Delitto Cella, Soracco: "Io trattato come un mafioso, ma a Chiavari non c'è nessuna cupola"
di steris
"Gli investigatori mi chiamarono 'moralista di m..' perché secondo loro stavo coprendo la mia relazione con Cecere, che era una ragazza madre"

"Sono stato trattato come un mafioso, come Riina. Ma a Chiavari non c’era nessuna cupola, i Soracco non avevano alcun potere. Anzi, la polizia mi ha insultato durante gli interrogatori". Con queste parole Marco Soracco, il commercialista nel cui studio fu uccisa la segretaria Nada Cella il 6 maggio del 1996, ha preso la parola in aula durante il processo in cui è imputato per favoreggiamento.
Soracco è accusato di aver coperto Anna Lucia Cecere, ex insegnante e principale sospettata dell’omicidio. Assistito dall’avvocato Andrea Vernazza, il professionista ha reso dichiarazioni spontanee davanti alla corte e non ha escluso la possibilità di sottoporsi in futuro all’esame dibattimentale.
Nel suo intervento, ha respinto con fermezza l'immagine di una famiglia influente capace di condizionare le testimonianze, emersa nel corso del processo. "Mio padre era un funzionario comunale, mia madre insegnante. È vero, mio padre fu segretario della Democrazia Cristiana, ma negli anni Sessanta. Non aveva alcun potere", ha dichiarato.
Soracco ha poi affrontato uno degli elementi chiave dell’accusa: il fermacarte che, secondo la procura, sarebbe stato usato per colpire Nada Cella. "Era parte di un set da scrivania, ma non l’ho mai utilizzato. Aveva un feltro sotto: se fosse stato usato come arma, si sarebbe sporcato", ha sostenuto.
Nel mirino del commercialista anche alcune testimonianze ritenute inaffidabili. Ha negato di aver mai avuto un rapporto di confidenza con il collega Bertuccio, che aveva riferito presunte confidenze sull'omicidio: "Non era mio amico, non gli avrei mai raccontato cose private. Quello che dice non ha senso logico".
Soracco ha inoltre smentito quanto affermato da Saverio Pelle, zio della vittima, secondo cui nello studio sarebbero circolate buste piene di denaro: "Sono stati fatti controlli accurati dalla Guardia di Finanza e dall’Agenzia delle Entrate.
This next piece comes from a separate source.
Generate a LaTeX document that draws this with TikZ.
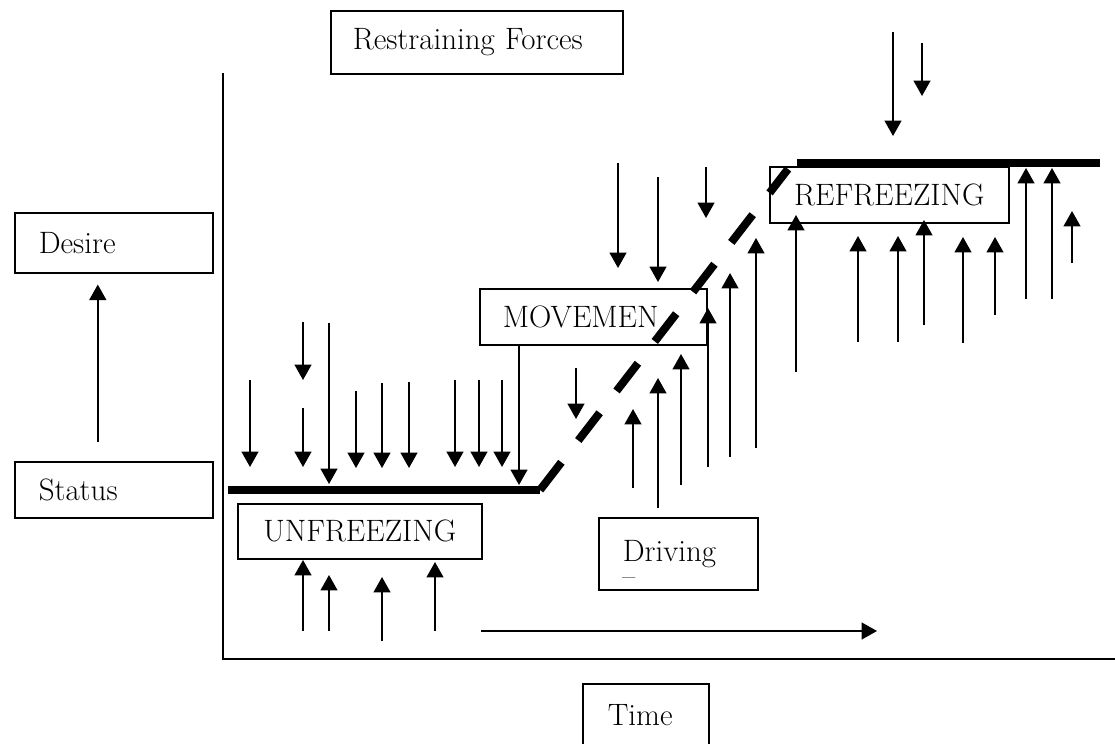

Non hanno trovato nulla".
Infine, ha ricordato gli interrogatori del 2021 condotti dalla squadra mobile, definendoli "aggressivi" e "offensivi": "Mi chiamarono 'moralista di m..' perché secondo loro stavo coprendo la mia relazione con Cecere, che era una ragazza madre".
Durante l’udienza sono state ascoltate anche alcune intercettazioni di Anna Lucia Cecere. In esse, la donna nega ogni coinvolgimento nell’omicidio, sfogandosi in più occasioni: "La mia vita è stata rovinata da questa storia".